Sorry, this problem does not go away because people have sour grapes about FCS. The party line was always, “we need this, but current war priorities take precedence”. They’ve been thrashing around for two years since the program was restructured with zero progress. And you have former FCS consultant Frank Kendall going around making speeches about the lessons we are supposed to have learned. What a joke. I say we have drawn exactly the wrong lessons from FCS because people have a vested interest in burying what really happened. The fact that they are closing the Lima tank plant only helps prove my point. But you still have the same pressures on budget and personnel accounts, and the same long term strategic challenges. And those will not go away.

When the PAK FA and the J-20 finally become into production and operation. Will 187 15+ year old F-22As be enough to counter 1,000 (PAK FA) Sukhoi T-50s and perhaps 400+ J-20s? Will the F-35s be able to go head to head with them? Are our BVR air to air missiles better than the Russian and Chinese versions? So that the F-35 can get off the first shot? Or do we need more F-22s to be bought in the years 2013–2020?

can you provide (and will c) some links backing that?

This is not the problem, the problem is the F22 line will be close before Obama live the office them he lost the election 2012. A over DOD secretary and administration will simple not have the time to stop the close of the F22 line. And in the real the closing of the F22 Line has already begun, it is simple too late to bring the F22 back on the table. To kill the F22 was probably one of the biggest failures in the History of the American Defense History.
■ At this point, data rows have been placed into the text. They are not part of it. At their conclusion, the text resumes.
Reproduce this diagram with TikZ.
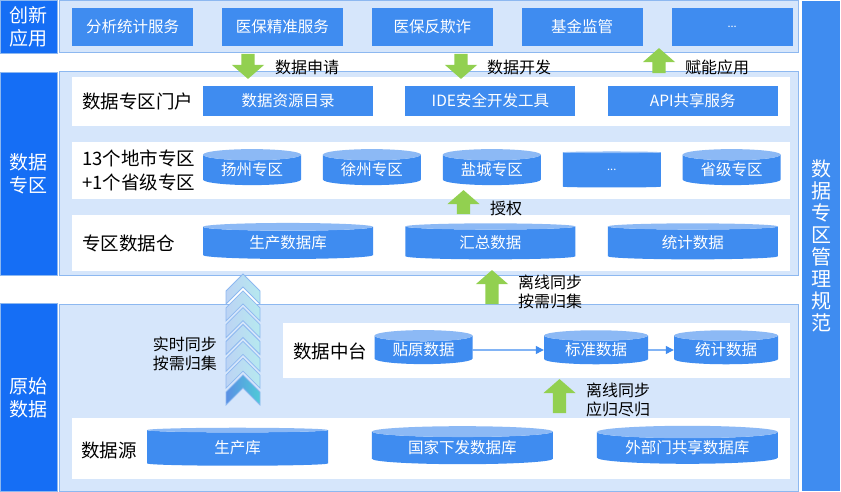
\documentclass[tikz,border=0pt]{standalone}
\usepackage{fontspec}
\setmainfont{Noto Sans CJK SC}
\usetikzlibrary{arrows.meta, positioning, shapes.geometric, shapes.arrows}

\definecolor{deepblue}{HTML}{156EF5}
\definecolor{boxblue}{HTML}{3F8CF0}
\definecolor{cyltop}{HTML}{8CB9F5}
\definecolor{panelfill}{HTML}{D6E6FB}
\definecolor{panelline}{HTML}{8DB8F0}
\definecolor{leafgreen}{HTML}{92D050}
\definecolor{chevlight}{HTML}{BCD3F4}
\definecolor{chevcyan}{HTML}{B6E9EF}
\definecolor{chevdark}{HTML}{5A8FE4}
\definecolor{chevteal}{HTML}{4FCAD8}

\begin{document}
\begin{tikzpicture}[x=1pt, y=-1pt]

		\tikzset{
			layer/.style={
					fill=deepblue, draw=panelline, text=white, align=center, inner sep=0pt,
					font=\fontsize{19}{23}\selectfont
				},
			panel/.style={fill=panelfill, draw=panelline, line width=1pt},
			lane/.style={fill=white},
			svc/.style={
					fill=boxblue, text=white, inner sep=0pt, minimum width=121pt, minimum height=38pt,
					font=\fontsize{15.5}{18}\selectfont
				},
			tool/.style={svc, minimum width=170pt, minimum height=30pt},
			dbase/.style={
					cylinder, shape border rotate=90, aspect=#1, inner sep=0pt, text=white,
					cylinder uses custom fill, cylinder body fill=boxblue, cylinder end fill=cyltop,
					font=\fontsize{15.5}{18}\selectfont
				},
			rowtag/.style={inner sep=0pt, anchor=west, align=left, font=\fontsize{18.5}{24}\selectfont},
			note/.style={inner sep=0pt, align=left, font=\fontsize{16}{19}\selectfont},
			block/.style={
					single arrow, fill=leafgreen, inner xsep=0pt, inner ysep=6.5pt,
					single arrow head extend=9.5pt, single arrow tip angle=98, minimum height=#1
				},
			flow/.style={draw=boxblue, line width=1.2pt, -{Triangle[length=8pt, width=8pt]}},
		}

		\useasboundingbox (0,0) rectangle (841,492);

		% three layers
		\draw[panel] (59,0.5) rectangle (798,53);
		\draw[panel] (59,72) rectangle (798,275);
		\draw[panel] (59,304) rectangle (798,491);

		\node[layer, minimum width=57pt, minimum height=53pt] (apps) at (28.5,26.5) {创新\\应用};
		\node[layer, minimum width=57pt, minimum height=203pt] (zone) at (28.5,173.5) {数据\\专区};
		\node[layer, minimum width=57pt, minimum height=188pt] (raw) at (28.5,397.5) {原始\\数据};
		\node[layer, fill=boxblue, draw=none, minimum width=38pt, minimum height=490pt,
			font=\fontsize{20}{22}\selectfont] (rule) at (821,246) {数\\据\\专\\区\\管\\理\\规\\范};

		\fill[lane] (72,77) rectangle (790,126);
		\fill[lane] (72,142) rectangle (790,199);
		\fill[lane] (72,215) rectangle (790,271);
		\fill[lane] (283,323) rectangle (790,378);
		\fill[lane] (72,418) rectangle (790,479);

		% applications
		\node[svc](a1) at (132.5,27){分析统计服务};
		\node[svc, right=28.5pt of a1](a2){医保精准服务};
		\node[svc, right=28.5pt of a2](a3){医保反欺诈};
		\node[svc, right=28.5pt of a3](a4){基金监管};
		\node[svc, right=28.5pt of a4](a5){\fontsize{11}{11}\selectfont ...};

		% portal
		\node[rowtag](portal) at (82,101){数据专区门户};
		\node[tool](p1) at (288,101){数据资源目录};
		\node[tool, right=32pt of p1](p2){IDE安全开发工具};
		\node[tool, right=32pt of p2](p3){API共享服务};

		% zones
		\node[rowtag](city) at (82,170){13个地市专区\\+1个省级专区};
		\node[dbase=0.18, minimum width=98pt, minimum height=36pt](z1) at (252,170){扬州专区};
		\node[dbase=0.18, minimum width=98pt, minimum height=36pt, right=21.5pt of z1](z2){徐州专区};
		\node[dbase=0.18, minimum width=98pt, minimum height=36pt, right=21.5pt of z2](z3){盐城专区};
		\node[dbase=0.18, minimum width=98pt, minimum height=36pt, right=21.5pt of z3](z4){\fontsize{11}{11}\selectfont ...};
		\node[dbase=0.18, minimum width=98pt, minimum height=36pt, right=21.5pt of z4](z5){省级专区};

		% warehouse
		\node[rowtag](store) at (82,243){专区数据仓};
		\node[dbase=0.1, minimum width=170pt, minimum height=36pt](w1) at (288,243){生产数据库};
		\node[dbase=0.1, minimum width=170pt, minimum height=36pt, right=32pt of w1](w2){汇总数据};
		\node[dbase=0.1, minimum width=170pt, minimum height=36pt, right=32pt of w2](w3){统计数据};

		% data middle platform
		\node[rowtag](hub) at (293,351){数据中台};
		\node[dbase=0.18, minimum width=98pt, minimum height=34pt](m1) at (423.5,350){贴原数据};
		\node[dbase=0.17, minimum width=104pt, minimum height=34pt](m2) at (596,350){标准数据};
		\node[dbase=0.17, minimum width=104pt, minimum height=34pt](m3) at (726,350){统计数据};

		\draw[flow] (m1)--(m2);
		\draw[flow] (m2)--(m3);

		% sources
		\node[rowtag](src) at (81,450){数据源};
		\node[dbase=0.1, minimum width=181pt, minimum height=38pt](d1) at (237.5,448){生产库};
		\node[dbase=0.1, minimum width=181pt, minimum height=38pt, right=43.5pt of d1](d2){国家下发数据库};
		\node[dbase=0.1, minimum width=181pt, minimum height=38pt, right=43.5pt of d2](d3){外部门共享数据库};

		% green arrows
		\node[block=25pt, rotate=-90](req) at (248,63.5){};
		\node[block=25pt, rotate=-90](dev) at (461,63.5){};
		\node[block=25pt, rotate=90](use) at (659,63.5){};
		\node[block=24pt, rotate=90](auth) at (463.5,205){};
		\node[block=34pt, rotate=90](up1) at (492,290){};
		\node[block=34pt, rotate=90](up2) at (559.5,399){};

		\node[note, anchor=west](t1) at (275,67){数据申请};
		\node[note, anchor=west](t2) at (487,67){数据开发};
		\node[note, anchor=west](t3) at (685,67){赋能应用};
		\node[note, anchor=west](t4) at (490,208){授权};
		\node[note, anchor=west](t5) at (518,292){离线同步\\按需归集};
		\node[note, anchor=west](t6) at (586,400){离线同步\\应归尽归};
		\node[note, anchor=east](t7) at (217,354){实时同步\\按需归集};

		% realtime chevrons
		\foreach \i/\lc/\rc in {0/chevlight/chevcyan, 1/chevlight/chevcyan, 2/chevlight/chevcyan,
				3/chevlight/chevcyan, 4/chevlight/chevcyan, 5/chevlight/chevcyan, 6/chevdark/chevteal}{
				\pgfmathsetmacro\t{274+16.83*\i}
				\draw[draw=panelline, line width=0.8pt, left color=\lc, right color=\rc]
				(243,\t) -- (260,\t+17) -- (260,\t+30) -- (243,\t+13) -- (226,\t+30) -- (226,\t+17) -- cycle;
			}

	\end{tikzpicture}
\end{document}
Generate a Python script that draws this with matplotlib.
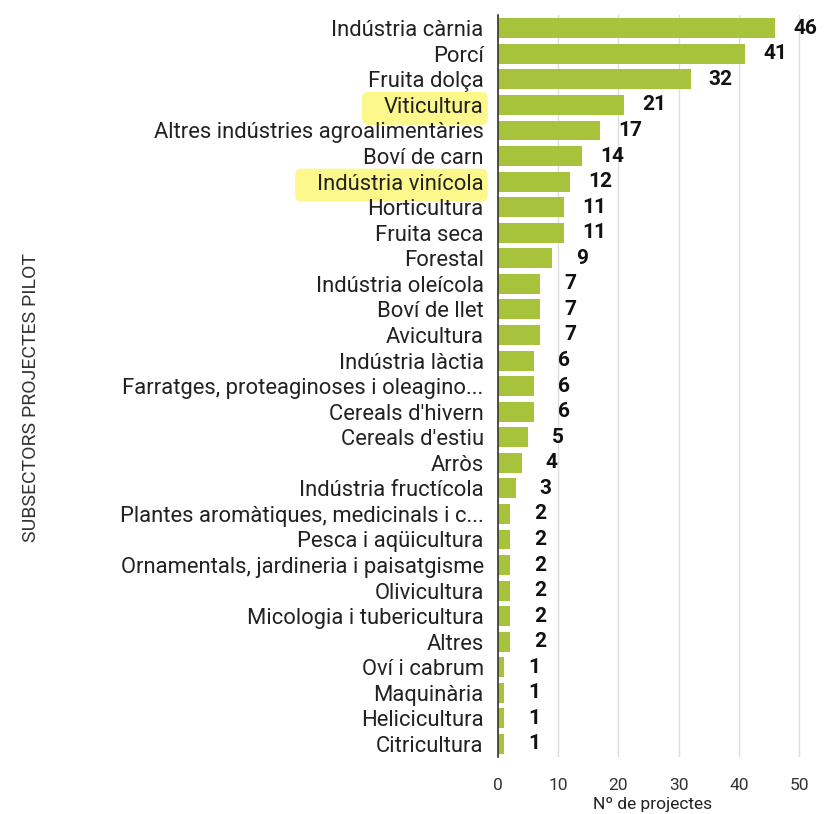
import matplotlib
matplotlib.use("Agg")
import matplotlib.pyplot as plt
from matplotlib.patches import FancyBboxPatch

categories = ["Indústria càrnia", "Porcí", "Fruita dolça", "Viticultura",
              "Altres indústries agroalimentàries", "Boví de carn", "Indústria vinícola",
              "Horticultura", "Fruita seca", "Forestal", "Indústria oleícola", "Boví de llet",
              "Avicultura", "Indústria làctia", "Farratges, proteaginoses i oleagino...",
              "Cereals d'hivern", "Cereals d'estiu", "Arròs", "Indústria fructícola",
              "Plantes aromàtiques, medicinals i c...", "Pesca i aqüicultura",
              "Ornamentals, jardineria i paisatgisme", "Olivicultura",
              "Micologia i tubericultura", "Altres", "Oví i cabrum", "Maquinària",
              "Helicicultura", "Citricultura"]
values = [46, 41, 32, 21, 17, 14, 12, 11, 11, 9, 7, 7, 7, 6, 6, 6, 5, 4, 3,
          2, 2, 2, 2, 2, 2, 1, 1, 1, 1]
highlighted = ["Viticultura", "Indústria vinícola"]
xticks = [0, 10, 20, 30, 40, 50]

plt.rcParams['font.family'] = ['Roboto', 'DejaVu Sans']

fig = plt.figure(figsize=(8.28, 8.14), dpi=100)
ax = fig.add_axes([0.601, 0.0703, 0.375, 0.9107])

y = list(range(len(categories)))
ax.barh(y, values, height=0.78, color="#a6c33b", zorder=3)
ax.set_ylim(len(categories) - 0.5, -0.5)
ax.set_xlim(0, 51.5)
ax.set_yticks(y)
ax.set_yticklabels(categories, fontsize=15.8, color="#222222")
ax.tick_params(axis='y', length=0, pad=10)
ax.set_xticks(xticks)
ax.set_xticklabels([str(t) for t in xticks], fontsize=12.5, color="#333333")
ax.tick_params(axis='x', length=0, pad=15)
ax.grid(axis='x', color="#dddddd", linewidth=1, zorder=0)
for s in ['top', 'right', 'bottom']:
    ax.spines[s].set_visible(False)
ax.spines['left'].set_color("#333333")
ax.spines['left'].set_linewidth(1.2)
ax.spines['left'].set_zorder(4)

for yi, v in zip(y, values):
    ax.text(v + 5.0, yi, str(v), va='center', ha='center', fontsize=15,
            fontweight='bold', color="#111111")

fig.canvas.draw()
for lbl in ax.get_yticklabels():
    if lbl.get_text() in highlighted:
        bb = lbl.get_window_extent()
        h = fig.bbox.height
        x0 = bb.x0 - 22
        y0 = bb.y0 - 7
        w = bb.x1 - x0 + 4
        hh = bb.height + 12
        rect = FancyBboxPatch((x0 / fig.bbox.width, y0 / h), w / fig.bbox.width, hh / h,
                              boxstyle="round,pad=0,rounding_size=0.008",
                              transform=fig.transFigure, facecolor="#fcf88c",
                              edgecolor="none", zorder=-1)
        fig.patches.append(rect)

ax.set_xlabel("Nº de projectes", fontsize=12.5, color="#222222", labelpad=3)
fig.text(0.037, 0.511, "SUBSECTORS PROJECTES PILOT", rotation=90, ha='center',
         va='center', fontsize=14, color="#333333")

fig.savefig("out.png", dpi=100)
The F 35 was not necessary how long the F22 was open, for example 480–700 F22 there a guaranty for the US Air Dominance in the next 4 Years but now the US AF will get only 187 F22 and the F35 Program will kill and this is alone Gates fault. The reality is the F35 can be replaced by modern F16 and F15SE legacy Fighter how long the F22 was open but without many more F22 this strategy is impossible.

Sorry in the next 40 Years.

No, but on the plus side Lockheed will still be making billions from JSF rework.

Gates is our generation’s Louis Johnson and I fear a lot of of good people will die because his miserable decisions. Cancelling the F-22 practically guarantees that we will fight in the future without air superiority. Letting the Fleet deteriorate its lowest strength in a hundred years means we may see sea battles again with an equal or superior enemy in the PLA (Navy). Throw in services organized for social and political ends (gays, women, and affirmative action all elevating diversity above combat effectiveness) and we’re going to run a real chance of losing a future war.